Southend on Sea was completely re-invented in the 1960’s. Like many of its New Town neighbours in Essex and the Home Counties, and the sea-side towns that had seen continual decline since the 1930’s - a new program of town centre clearances and modern shopping precincts were being built and investment was being injected. With this investment and civic pride, forged in The Festival of Britain and the Brave new World that it had garnered in the 1950’s, came modern sculpture – particularly relief sculptures and even the Department Stores and Supermarkets seized on this. This screen wall is part of that.

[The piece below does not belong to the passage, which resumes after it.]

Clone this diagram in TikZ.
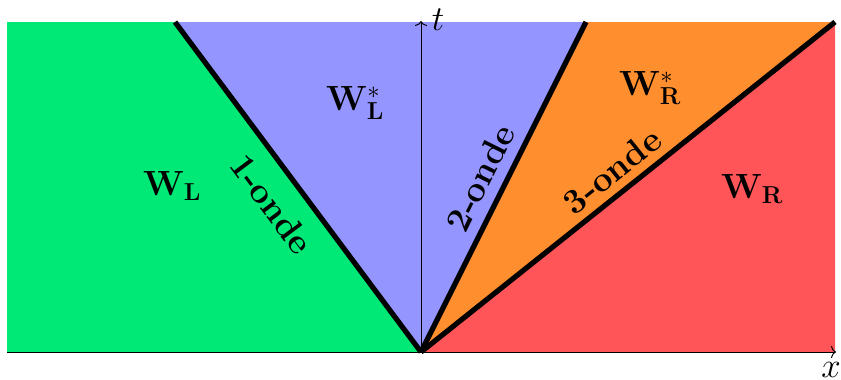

At Whitefriars in Hertfordshire, the Managing Director William Wilson had also seized on the need to grasp Modernism and, somewhat from necessity re-invent the wares that the glassworks produced. In 1954 he had grabbed the young Geoffrey Baxter on seeing the product of his degree show at The Royal College of Art – and put him to work. Baxter soon found his feet at the august Whitefriars workshops and was eventually given free rein. Wilson and Harry Dyer had started on a new direction of travel in 1957  - moving towards “Contemporary Taste” but by 1963 Baxter’s influence could be clearly seen – evident in the bio-morphic “Knobbly” range by Wilson and Dyer. Baxter took it further and experimented with the use of extant lighting moulds but started adapting them in his shed at home  - using tree-bark and tin-tacks and other “found” and “repeated” motifs to create new textures. He was allowed to introduce new colours too (and retire old ones). The “Bark” range of glassware followed in 1967, the “Banjo” vase, the “Textured waisted” vase and his most sought after “Drunken Brick-layer” vase that went into production from 1966 and was produced for the next decade. By 1969 he had produced the range of “Architectural Slabs”. If these bricks come to market they are generally pre-fixed with the word “rare”. The quantity we have discovered in the walls at Southend must be considered one of the few  - or only – surviving large commissions of these designs.